Code that draws figures:
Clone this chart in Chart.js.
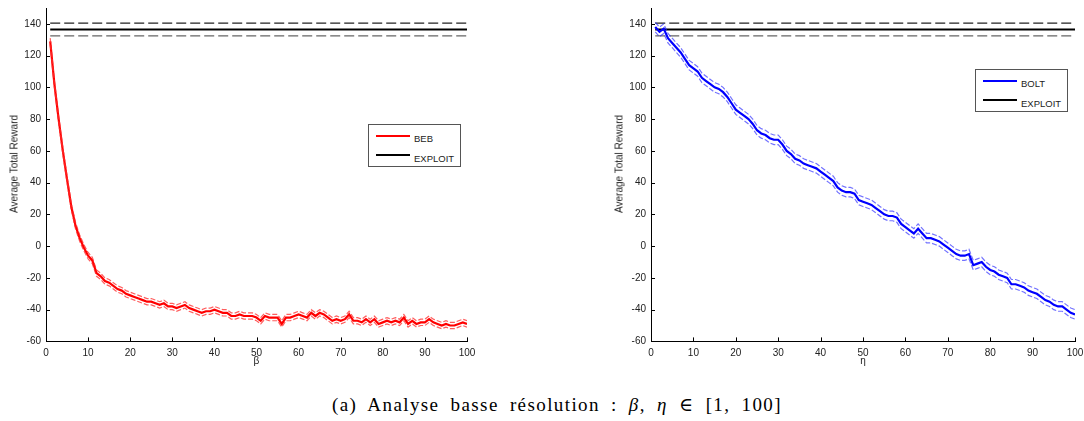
<!DOCTYPE html>
<html>
<head>
<meta charset="utf-8">
<script src="https://cdn.jsdelivr.net/npm/chart.js@4.4.1/dist/chart.umd.min.js"></script>
<style>
    body { margin: 0; width: 1084px; height: 421px; background: #fff; position: relative; overflow: hidden;
           font-family: "Liberation Sans", Arial, sans-serif; color: #222; }
    canvas { position: absolute; top: 0; }
    #chartBeb  { left: 0; }
    #chartBolt { left: 600px; }
    .ytitle { position: absolute; font-size: 10px; white-space: nowrap;
              transform: translate(-50%, -50%) rotate(-90deg); }
    .legend { position: absolute; width: 91px; height: 41px; border: 1px solid #555; background: #fff; font-size: 9.5px; }
    .legend .ln { position: absolute; left: 7px; width: 34px; height: 2px; }
    .legend .tx { position: absolute; left: 45px; line-height: 10px; }
    #caption { position: absolute; left: 0; width: 1114px; top: 393px; text-align: center;
               font-family: "Liberation Serif", "DejaVu Serif", serif; font-size: 19px;
               letter-spacing: 1.4px; word-spacing: 5px; color: #000; }
</style>
</head>
<body>

<canvas id="chartBeb" width="480" height="370"></canvas>
<canvas id="chartBolt" width="484" height="370"></canvas>

<div class="ytitle" style="left:14px; top:164px">Average Total Reward</div>
<div class="ytitle" style="left:619px; top:164px">Average Total Reward</div>

<div class="legend" style="left:368px; top:124px">
    <div class="ln" style="top:10px; background:#ff0000"></div><div class="tx" style="top:9px">BEB</div>
    <div class="ln" style="top:29px; background:#000"></div><div class="tx" style="top:29px">EXPLOIT</div>
</div>
<div class="legend" style="left:975px; top:69px">
    <div class="ln" style="top:10px; background:#0000ff"></div><div class="tx" style="top:9px">BOLT</div>
    <div class="ln" style="top:29px; background:#000"></div><div class="tx" style="top:29px">EXPLOIT</div>
</div>

<div id="caption">(a) Analyse basse résolution : <i>β</i>, <i>η</i> ∈ [1, 100]</div>

<script>
// ── Data ──
const PARAM = [
    1, 2, 3, 4, 5, 6, 7, 8, 9, 10, 11, 12, 13, 14, 15, 16, 17, 18, 19, 20,
    21, 22, 23, 24, 25, 26, 27, 28, 29, 30, 31, 32, 33, 34, 35, 36, 37, 38, 39, 40,
    41, 42, 43, 44, 45, 46, 47, 48, 49, 50, 51, 52, 53, 54, 55, 56, 57, 58, 59, 60,
    61, 62, 63, 64, 65, 66, 67, 68, 69, 70, 71, 72, 73, 74, 75, 76, 77, 78, 79, 80,
    81, 82, 83, 84, 85, 86, 87, 88, 89, 90, 91, 92, 93, 94, 95, 96, 97, 98, 99, 100
];

const BEB_MEAN = [
    129, 102, 80, 60, 42, 25, 13, 5, -1, -6, -9, -17, -19, -22, -23, -25, -27, -28, -30, -31,
    -32, -33, -34, -35, -35, -36, -37, -36, -38, -38, -39, -38, -37, -39, -40, -41, -42, -41, -41, -40,
    -41, -42, -42, -44, -44, -43, -44, -44, -44, -45, -47, -44, -45, -45, -45, -49, -45, -45, -44, -43,
    -44, -45, -42, -44, -42, -43, -45, -47, -46, -47, -46, -43, -47, -47, -48, -46, -48, -46, -49, -48,
    -47, -48, -47, -48, -45, -49, -47, -49, -48, -48, -46, -48, -49, -50, -49, -50, -50, -49, -48, -49
];

const BOLT_MEAN = [
    138, 135, 137, 131, 128, 125, 122, 118, 114, 112, 110, 106, 104, 102, 100, 99, 97, 94, 90, 86,
    84, 82, 80, 77, 73, 71, 70, 68, 67, 67, 64, 60, 58, 55, 54, 52, 51, 50, 49, 47,
    45, 43, 41, 37, 35, 34, 34, 33, 29, 28, 27, 26, 24, 22, 20, 19, 19, 18, 14, 12,
    10, 8, 11, 8, 5, 5, 4, 3, 1, -1, -3, -5, -6, -6, -5, -12, -11, -10, -13, -15,
    -16, -18, -19, -20, -24, -24, -25, -26, -28, -29, -30, -32, -34, -35, -37, -38, -38, -40, -42, -43
];

// confidence half-widths
const BEB_CI = 2;
const BOLT_CI = 3;

// EXPLOIT baseline: mean and its confidence bounds
const EXPLOIT_X = [1, 100];
const EXPLOIT_MEAN = 136.5;
const EXPLOIT_HI = 140.5;
const EXPLOIT_LO = 132.5;

const Y_TICKS = [-60, -40, -20, 0, 20, 40, 60, 80, 100, 120, 140];
const X_TICKS = [0, 10, 20, 30, 40, 50, 60, 70, 80, 90, 100];

// ── Inward tick marks (MATLAB style) ──
const inwardTicks = {
    id: 'inwardTicks',
    afterDraw(chart) {
        const { ctx, chartArea, scales: { x, y } } = chart;
        ctx.save();
        ctx.strokeStyle = '#000';
        ctx.lineWidth = 1;
        ctx.beginPath();
        x.ticks.forEach(t => {
            const px = Math.round(x.getPixelForValue(t.value)) + 0.5;
            ctx.moveTo(px, chartArea.bottom);
            ctx.lineTo(px, chartArea.bottom - 4);
        });
        y.ticks.forEach(t => {
            const py = Math.round(y.getPixelForValue(t.value)) + 0.5;
            ctx.moveTo(chartArea.left, py);
            ctx.lineTo(chartArea.left + 4, py);
        });
        ctx.stroke();
        ctx.restore();
    }
};

function line(xs, ys, color, width, dash) {
    return {
        data: xs.map((x, i) => ({ x, y: ys[i] })),
        borderColor: color,
        borderWidth: width,
        borderDash: dash || [],
        pointRadius: 0,
        fill: false,
        tension: 0
    };
}

function flat(value) {
    return EXPLOIT_X.map(() => value);
}

function makeChart(id, cfg) {
    const upper = cfg.mean.map(v => v + cfg.ci);
    const lower = cfg.mean.map(v => v - cfg.ci);

    new Chart(document.getElementById(id), {
        type: 'line',
        data: {
            datasets: [
                line(PARAM, upper, cfg.band, 1.2, [5, 2]),
                line(PARAM, lower, cfg.band, 1.2, [5, 2]),
                line(PARAM, cfg.mean, cfg.color, 2.2),
                line(EXPLOIT_X, flat(EXPLOIT_HI), '#222', 1.2, [10, 4]),
                line(EXPLOIT_X, flat(EXPLOIT_LO), '#666', 1.2, [10, 4]),
                line(EXPLOIT_X, flat(EXPLOIT_MEAN), '#000', 2)
            ]
        },
        options: {
            responsive: false,
            animation: false,
            events: [],
            layout: { padding: { left: 0, top: 8, right: cfg.padRight, bottom: 0 } },
            plugins: { legend: { display: false }, tooltip: { enabled: false } },
            scales: {
                x: {
                    type: 'linear',
                    min: 0, max: 100,
                    afterBuildTicks: s => { s.ticks = X_TICKS.map(v => ({ value: v })); },
                    afterFit: s => { s.height = 28.6; s.paddingLeft = 0; s.paddingRight = 0; },
                    grid: { display: false, drawTicks: false },
                    border: { display: true, color: '#000', width: 1 },
                    ticks: { padding: 6, color: '#222', font: { size: 10, family: '"Liberation Sans", Arial' } },
                    title: { display: true, text: cfg.xTitle, padding: { top: 0, bottom: 3 },
                             color: '#222', font: { size: 10, family: '"Liberation Sans", Arial' } }
                },
                y: {
                    min: -60, max: 150,
                    afterBuildTicks: s => { s.ticks = Y_TICKS.map(v => ({ value: v })); },
                    afterFit: s => { s.width = cfg.yWidth; s.paddingTop = 0; s.paddingBottom = 0; },
                    grid: { display: false, drawTicks: false },
                    border: { display: true, color: '#000', width: 1 },
                    ticks: { padding: 5, color: '#222', font: { size: 10, family: '"Liberation Sans", Arial' } }
                }
            }
        },
        plugins: [inwardTicks]
    });
}

makeChart('chartBeb', {
    mean: BEB_MEAN, ci: BEB_CI,
    color: '#ff0000', band: 'rgba(255,40,40,0.75)',
    xTitle: 'β', yWidth: 46, padRight: 13
});

makeChart('chartBolt', {
    mean: BOLT_MEAN, ci: BOLT_CI,
    color: '#0000ff', band: 'rgba(40,40,255,0.65)',
    xTitle: 'η', yWidth: 51, padRight: 9
});
</script>
</body>
</html>
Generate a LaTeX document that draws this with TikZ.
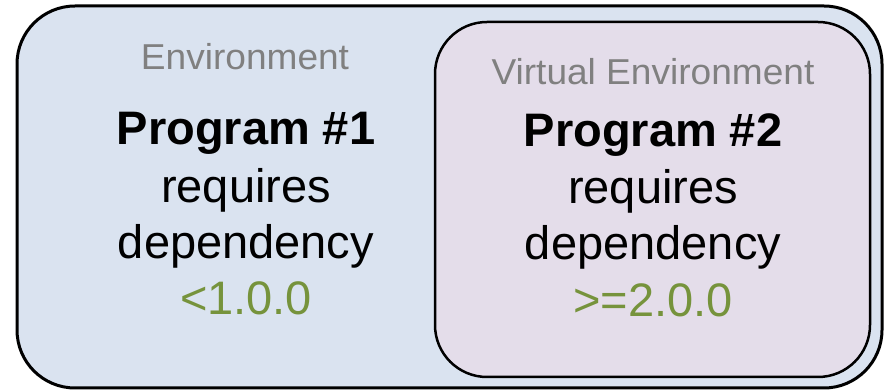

- _YOUR TASK_
Report all lines of the material that contain the word "this".

- _EXERCISE ANSWER_
Clone this chart in Chart.js.
Generate a LaTeX document that draws this with TikZ.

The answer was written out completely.